The other defensive pair had a better chance with that ace of hearts opening lead. Declarer won the spade shift at trick two and now ran hearts, well, four of 'em, while the defenders discarded -- well, here it is: West threw 4 diamonds on those four heart leads! I don't know why anyone would save spades when dummy began with 4 trump and only two spades and declarer could presumably ruff out any spade losers, but West sure did. Not one spade discard as he absolutely rushed to bring his diamond holding down to a singleton! And what was East doing? Well, after all, he's got one more diamond than dummy, so there shouldn't be any trouble, right? Wrong. East followed to one more round of hearts than West did, of course, but as soon as he got his chance, out went two diamonds! Not kidding. Each defender absolutely rushed to discard diamonds, West with a bit of overkill, sluffing not only down to one less than dummy showed, but still one more diamond discard. East just got down to one less and then went to a spade discard.

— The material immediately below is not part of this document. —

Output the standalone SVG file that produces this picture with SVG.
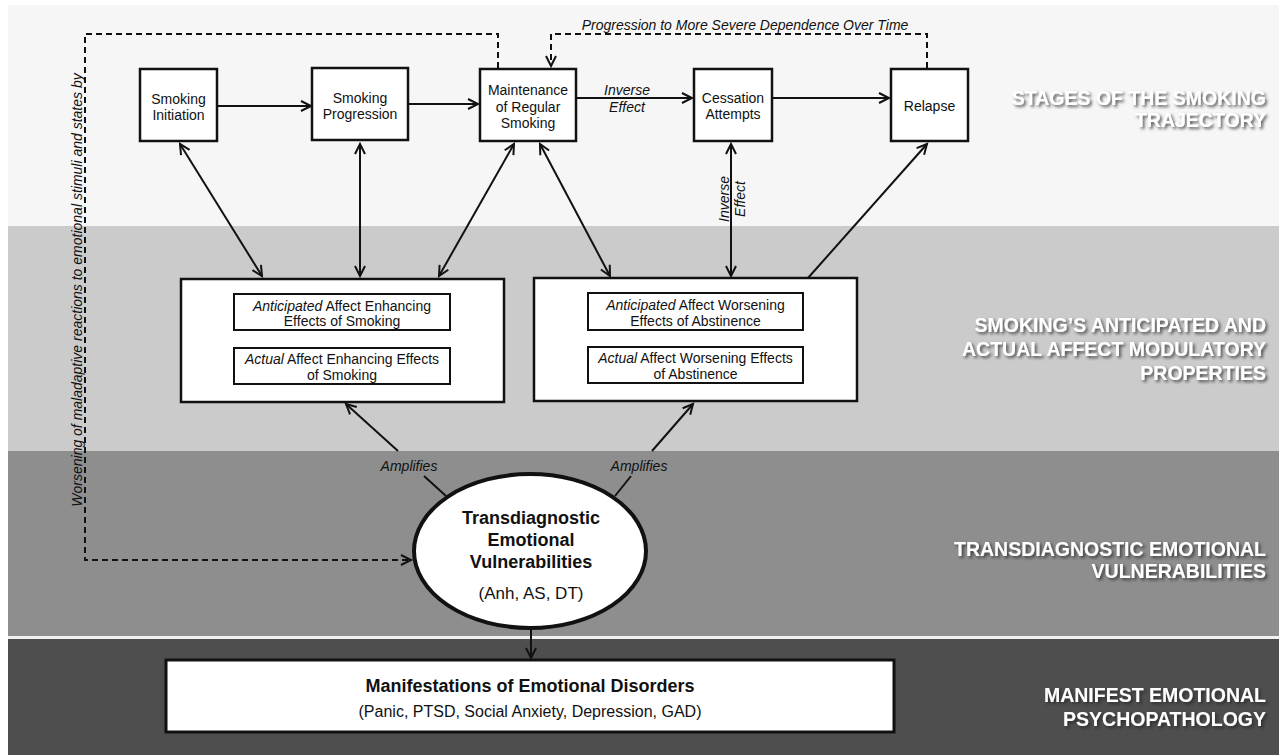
<svg xmlns="http://www.w3.org/2000/svg" width="1285" height="755" viewBox="0 0 1285 755">
<style>
.t{font-family:"Liberation Sans",Arial,sans-serif;fill:#111;}
.b14{font-size:14px;text-anchor:middle;}
.i14{font-size:14px;font-style:italic;text-anchor:middle;}
.box{fill:#fff;stroke:#111;stroke-width:2.5;}
.ibox{fill:#fff;stroke:#111;stroke-width:2;}
.ln{fill:none;stroke:#111;stroke-width:2;}
.dash{fill:none;stroke:#111;stroke-width:2;stroke-dasharray:6 4;}
.lab{font-family:"Liberation Sans",Arial,sans-serif;font-weight:bold;font-size:19.5px;fill:#fff;text-anchor:end;filter:url(#sh);}
</style>
<defs>
<marker id="ah" viewBox="-2 -2 14 14" refX="10" refY="5" markerWidth="14" markerHeight="14" markerUnits="userSpaceOnUse" orient="auto-start-reverse" overflow="visible">
<path d="M0,0 L10,5 L0,10" fill="none" stroke="#111" stroke-width="2"/>
</marker>
<filter id="sh" x="-10%" y="-30%" width="120%" height="160%">
<feDropShadow dx="2" dy="2" stdDeviation="1.5" flood-color="#222" flood-opacity="0.75"/>
</filter>
</defs>

<g id="bands">
<rect x="8" y="5" width="1271" height="221" fill="#f6f6f6"/>
<rect x="8" y="226" width="1271" height="225" fill="#cbcbcb"/>
<rect x="8" y="451" width="1271" height="185" fill="#8e8e8e"/>
<rect x="8" y="636" width="1271" height="3" fill="#f0f0f0"/>
<rect x="8" y="639" width="1271" height="116" fill="#4e4e4e"/>
</g>

<g id="band-labels">
<text class="lab" x="1266" y="105">STAGES OF THE SMOKING</text>
<text class="lab" x="1266" y="127">TRAJECTORY</text>
<text class="lab" x="1266" y="332">SMOKING’S ANTICIPATED AND</text>
<text class="lab" x="1266" y="356">ACTUAL AFFECT MODULATORY</text>
<text class="lab" x="1266" y="380">PROPERTIES</text>
<text class="lab" x="1266" y="556">TRANSDIAGNOSTIC EMOTIONAL</text>
<text class="lab" x="1266" y="578">VULNERABILITIES</text>
<text class="lab" x="1266" y="702">MANIFEST EMOTIONAL</text>
<text class="lab" x="1266" y="726">PSYCHOPATHOLOGY</text>
</g>

<g id="connectors">
<line class="ln" x1="217" y1="106" x2="311" y2="106" marker-end="url(#ah)"/>
<line class="ln" x1="408" y1="104" x2="478" y2="104" marker-end="url(#ah)"/>
<line class="ln" x1="576" y1="98" x2="692" y2="98" marker-end="url(#ah)"/>
<line class="ln" x1="772" y1="98" x2="889" y2="98" marker-end="url(#ah)"/>
<path class="dash" d="M927,68 V34 H551 V66" marker-end="url(#ah)"/>
<path class="dash" d="M498,68 V34 H85 V560 H411" marker-end="url(#ah)"/>
<line class="ln" x1="180" y1="144" x2="262" y2="276" marker-start="url(#ah)" marker-end="url(#ah)"/>
<line class="ln" x1="360" y1="144" x2="360" y2="276" marker-start="url(#ah)" marker-end="url(#ah)"/>
<line class="ln" x1="514" y1="144" x2="439" y2="276" marker-start="url(#ah)" marker-end="url(#ah)"/>
<line class="ln" x1="540" y1="144" x2="610" y2="276" marker-start="url(#ah)" marker-end="url(#ah)"/>
<line class="ln" x1="731" y1="144" x2="731" y2="276" marker-start="url(#ah)" marker-end="url(#ah)"/>
<line class="ln" x1="808" y1="278" x2="927" y2="144" marker-end="url(#ah)"/>
<path class="ln" d="M234,312 H211 V366 H233" marker-end="url(#ah)"/>
<path class="ln" d="M450,366 H474 V312 H451" marker-end="url(#ah)"/>
<path class="ln" d="M588,311 H564 V365 H587" marker-end="url(#ah)"/>
<path class="ln" d="M803,365 H826 V311 H804" marker-end="url(#ah)"/>
<line class="ln" x1="446" y1="496" x2="424" y2="476"/>
<line class="ln" x1="398" y1="451" x2="346" y2="404" marker-end="url(#ah)"/>
<line class="ln" x1="615" y1="496" x2="631" y2="476"/>
<line class="ln" x1="652" y1="451" x2="693" y2="404" marker-end="url(#ah)"/>
<line class="ln" x1="531" y1="628" x2="531" y2="658" marker-end="url(#ah)"/>
<text class="t i14" x="745" y="30">Progression to More Severe Dependence Over Time</text>
<text class="t i14" transform="translate(82,290) rotate(-90)">Worsening of maladaptive reactions to emotional stimuli and states by</text>
<text class="t i14" x="627" y="95">Inverse</text>
<text class="t i14" x="627" y="112">Effect</text>
<text class="t i14" transform="translate(729,199) rotate(-90)">Inverse</text>
<text class="t i14" transform="translate(745,199) rotate(-90)">Effect</text>
<text class="t i14" x="409" y="471">Amplifies</text>
<text class="t i14" x="639" y="471">Amplifies</text>
</g>

<g id="smoking-initiation">
<rect class="box" x="140" y="69" width="77" height="72"/>
<text class="t b14" x="178.5" y="104">Smoking</text>
<text class="t b14" x="178.5" y="120">Initiation</text>
</g>
<g id="smoking-progression">
<rect class="box" x="312" y="68" width="96" height="72"/>
<text class="t b14" x="360" y="103">Smoking</text>
<text class="t b14" x="360" y="119">Progression</text>
</g>
<g id="maintenance">
<rect class="box" x="480" y="69" width="96" height="72"/>
<text class="t b14" x="528" y="95">Maintenance</text>
<text class="t b14" x="528" y="111.5">of Regular</text>
<text class="t b14" x="528" y="128">Smoking</text>
</g>
<g id="cessation">
<rect class="box" x="694" y="69" width="78" height="72"/>
<text class="t b14" x="733" y="103">Cessation</text>
<text class="t b14" x="733" y="119">Attempts</text>
</g>
<g id="relapse">
<rect class="box" x="891" y="69" width="77" height="72"/>
<text class="t b14" x="929.5" y="111">Relapse</text>
</g>

<g id="smoking-effects">
<rect class="box" x="181" y="279" width="323" height="123"/>
<rect class="ibox" x="234" y="294" width="216" height="36"/>
<text class="t b14" x="342" y="311"><tspan font-style="italic">Anticipated</tspan> Affect Enhancing</text>
<text class="t b14" x="342" y="326">Effects of Smoking</text>
<rect class="ibox" x="234" y="348" width="216" height="36"/>
<text class="t b14" x="342" y="364"><tspan font-style="italic">Actual</tspan> Affect Enhancing Effects</text>
<text class="t b14" x="342" y="380">of Smoking</text>
</g>

<g id="abstinence-effects">
<rect class="box" x="534" y="278" width="323" height="123"/>
<rect class="ibox" x="588" y="293" width="215" height="37"/>
<text class="t b14" x="695.5" y="310"><tspan font-style="italic">Anticipated</tspan> Affect Worsening</text>
<text class="t b14" x="695.5" y="326">Effects of Abstinence</text>
<rect class="ibox" x="588" y="347" width="215" height="36"/>
<text class="t b14" x="695.5" y="363"><tspan font-style="italic">Actual</tspan> Affect Worsening Effects</text>
<text class="t b14" x="695.5" y="379">of Abstinence</text>
</g>

<g id="vulnerabilities">
<ellipse cx="530" cy="551" rx="116" ry="77" fill="#fff" stroke="#111" stroke-width="4"/>
<text class="t" x="531" y="524" font-size="18" font-weight="bold" text-anchor="middle">Transdiagnostic</text>
<text class="t" x="531" y="546" font-size="18" font-weight="bold" text-anchor="middle">Emotional</text>
<text class="t" x="531" y="568" font-size="18" font-weight="bold" text-anchor="middle">Vulnerabilities</text>
<text class="t" x="531" y="599" font-size="17" text-anchor="middle">(Anh, AS, DT)</text>
</g>

<g id="manifestations">
<rect x="166" y="660" width="728" height="72" fill="#fff" stroke="#111" stroke-width="3"/>
<text class="t" x="530" y="692" font-size="18" font-weight="bold" text-anchor="middle">Manifestations of Emotional Disorders</text>
<text class="t" x="530" y="717" font-size="16" text-anchor="middle">(Panic, PTSD, Social Anxiety, Depression, GAD)</text>
</g>
</svg>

Need I mention that by cashing the A of diamonds and ruffing the 5, declarer has a winner in the 10 of diamonds, on which goes a club? So there's no club finesse.
Keep the same number as dummy holds. No, this isn't adduced as an etched-in-stone 11th Commandmant. Like second hand low, cover an honor, etc., nothing beats common sense. There are bound to be cases where it would be unwise to abide by a maxim. But I think you'll find it a highly useful maxim to pay some attention to. This, I believe, is the first case I've come across where both defenders made sure they didn't have dummy's number in a side suit.